Early Career Showcase: Two NE CSC Postdoctoral Fellows will present on their work as an early career climate and natural resources scientist.
"Climate Effects on Brook Trout Populations" Dan Hocking, USGS
As ectotherms, most stream vertebrates are highly sensitive to changes in temperature in addition to precipitation and related flow conditions. This makes stream-inhabiting vertebrates, such as fish and amphibians, particularly vulnerable to climate change. The first step in understanding potential effects of future environmental changes was to model the relationships between climatic and landscape conditions and populations. At the broadest and coarsest scale, we modeled the probability of occupancy of brook trout as a function of temperature, precipitation, and landscape characteristics. We used this model to forecast occupancy under future climate and emissions scenarios. We also explored the tolerance of brook trout to changes in temperature and forest cover to map and identify areas of particular vulnerability and opportunities for mitigation through forest manipulation. At a smaller watershed scale, we estimated brook trout abundance using a spatiotemporal model with Gaussian Markov Random Fields to address autocorrelation within a stream network. This allows us to make unbiased predictions of abundance over time in response to climatic changes. Finally, we have an ongoing project with scientists and managers to understand how climate may alter the interactions among stream vertebrates and whether land protection decisions are sensitive to uncertainties in future climate conditions.
Daniel Hocking is currently a USGS Mendenhall Postdoctoral Fellow funded in part through the Northeast Climate Science Center. He received a BS in Environmental Conservation from the University of New Hampshire, a Masters in Biological Sciences from the University of Missouri, and a Doctorate in Natural Resources and Environmental Science from the University of New Hampshire. He uses a combination of experiments, field surveys, and quantitative methods to study the effects of land-use and climate change on fish and wildlife populations.

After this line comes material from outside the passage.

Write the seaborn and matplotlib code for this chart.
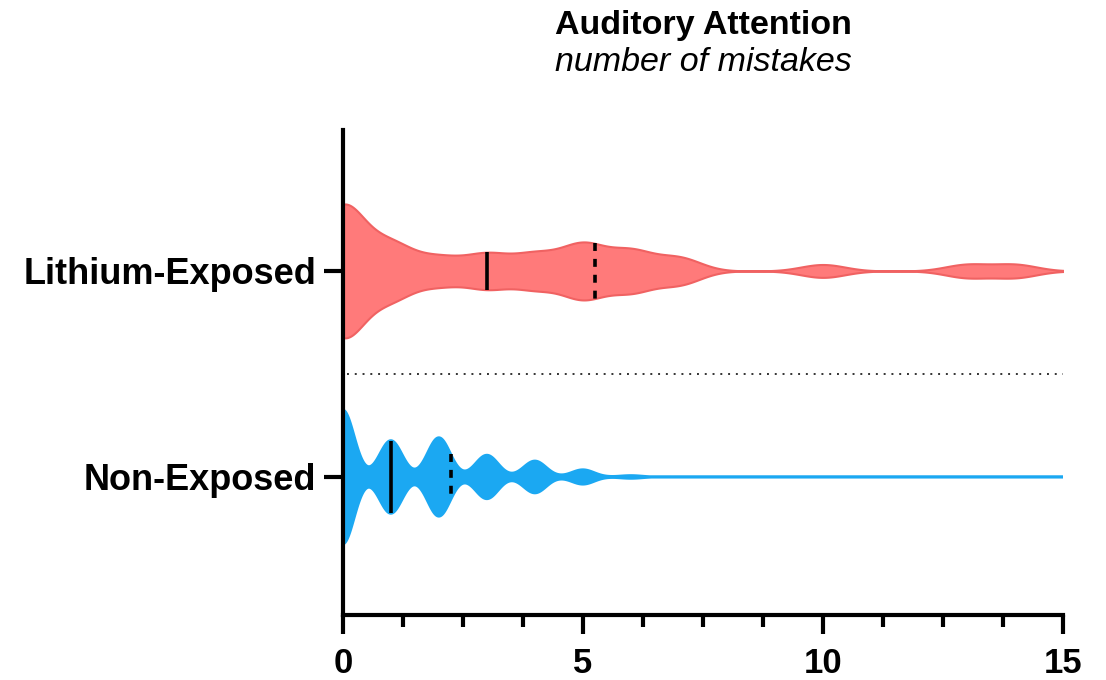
import matplotlib
matplotlib.use("Agg")
import matplotlib.pyplot as plt
import numpy as np
import pandas as pd
import seaborn as sns
from matplotlib.ticker import MultipleLocator

plt.rcParams["font.family"] = ["Liberation Sans", "DejaVu Sans"]

groups = ["Lithium-Exposed", "Non-Exposed"]
fill_colors = ["#FF7A7A", "#1BA8F2"]
edge_colors = ["#F06262", "#1BA8F2"]
edge_widths = [1.5, 1.9]

# number of mistakes -> how many children made that many
lithium_mistakes = [0, 1, 2, 3, 4, 5, 6, 7, 10, 13, 14]
lithium_counts = [20, 8, 4, 5, 5, 8, 6, 4, 2, 2, 2]
nonexp_mistakes = [0, 1, 2, 3, 4, 5, 6]
nonexp_counts = [46, 25, 27, 15, 11, 5, 1]

x_ticks = [0, 5, 10, 15]

df = pd.concat([
    pd.DataFrame({"group": groups[0],
                  "mistakes": np.repeat(lithium_mistakes, lithium_counts)}),
    pd.DataFrame({"group": groups[1],
                  "mistakes": np.repeat(nonexp_mistakes, nonexp_counts)}),
], ignore_index=True)

# kde settings per group (lithium smoother, non-exposed follows the integers);
# cut is large enough for the violin tail to run out to the end of the axis
kde_kws = {
    groups[0]: {"bw_adjust": 0.285, "cut": 2.5, "gridsize": 800},
    groups[1]: {"bw_adjust": 0.41, "cut": 40, "gridsize": 2500},
}

fig = plt.figure(figsize=(11.06, 6.8), dpi=100)
ax = fig.add_axes([0.310, 0.0956, 0.651, 0.7132])

for i, (g, fc, ec, lw) in enumerate(zip(groups, fill_colors, edge_colors, edge_widths)):
    sub = df[df["group"] == g]
    sns.violinplot(data=sub, x="mistakes", y="group", order=groups, orient="h",
                   color=fc, linecolor=ec, linewidth=lw, saturation=1,
                   density_norm="width", width=0.65, inner=None, ax=ax,
                   **kde_kws[g])
    # median (solid) and upper quartile (dashed), spanning the violin
    verts = ax.collections[-1].get_paths()[0].vertices
    top = verts[verts[:, 1] <= i]
    top = top[np.argsort(top[:, 0])]
    med, q3 = np.percentile(sub["mistakes"], [50, 75], method="weibull")
    for val, ls in [(med, "-"), (q3, (0, (2.2, 2.2)))]:
        hw = i - np.interp(val, top[:, 0], top[:, 1])
        ax.plot([val, val], [i - hw, i + hw], color="black", lw=2.6,
                ls=ls, solid_capstyle="butt", dash_capstyle="butt", zorder=3)

# dotted separator between the groups
ax.plot([0.08, 15], [0.5, 0.5], color="#333333", lw=1.4, ls=(0, (1, 3)))

ax.set_xlim(0, 15)
ax.set_ylim(1.67, -0.684)
ax.set_xticks(x_ticks)
ax.xaxis.set_minor_locator(MultipleLocator(1.25))
ax.set_xlabel("")
ax.set_ylabel("")
sns.despine(ax=ax)
for side in ["left", "bottom"]:
    ax.spines[side].set_linewidth(3)
ax.tick_params(axis="both", which="major", width=3, length=14, color="black")
ax.tick_params(axis="x", which="minor", width=3, length=8.5, color="black")
ax.tick_params(axis="x", pad=9)
ax.tick_params(axis="y", pad=5)
for lab in ax.get_xticklabels():
    lab.set_fontsize(25)
    lab.set_fontweight("bold")
for lab in ax.get_yticklabels():
    lab.set_fontsize(26)
    lab.set_fontweight("bold")

fig.text(0.6356, 1 - 34 / 680, "Auditory Attention", ha="center",
         va="baseline", fontsize=24.5, fontweight="bold")
fig.text(0.6356, 1 - 71 / 680, "number of mistakes", ha="center",
         va="baseline", fontsize=24.5, style="italic")

fig.savefig("out.png", dpi=100)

Dan currently lives in Dover, NH.
“Forest Biomass and Species Distributions Under Climate Change in the Northeastern U.S: Accounting for Population Dynamics and Harvest Effects” Wen Wang, University of Missouri
Forests in the Northeastern United States are currently in the early- and mid-successional stages recovering from historical land use. Succession, harvest, and climate are potentially important factors affecting forest structure and distribution in the region. We used the LANDIS PRO forest landscape model to simulate forest succession, harvest, and climate change to predict aboveground biomass (AGB) and tree species distribution changes from 2000 to 2300 in the Northeastern United States. We found total AGB increased from 2000 to 2120 irrespective of any climate scenario, followed by slight decline as trees aged and died, but then increased again to 2300. Total AGB averaged 10% greater under CGCM A2 and GFDL A1FI than for under PCM B1 and current climate. Climate change effects on tree species distribution were not evident from 2000 to 2100. However by 2300, occurrence of northern hardwood maple/beech/birch forest species and spruce/fir forest species decreased in occurrence and central hardwood and southern tree species increased in occurrence and shifted northward. We concluded that the future dynamics of forest biomass were primarily attributed to succession but warmer climates had positive effects on forest biomass. Southern species and central hardwood tree species increased at the expense of the Northern Hardwood and Spruce-Fir forest species under warming climates.
Wen J. Wang is a post-doctoral researcher with the University of Missouri and the Northeast Climate Science Center. She received her Master’s degree in Ecology from Chinese Academy of Sciences and Ph.D in Forestry from the University of Missouri. She mainly focuses on Landscape Ecology, Forest Ecology, Landscape Modeling, and Climate Change. Her research addresses large-scale ecosystem dynamics in forests in the eastern United States including forest species composition shift and their impact on biomass and carbon sinks and adaptation of tree species to climate change.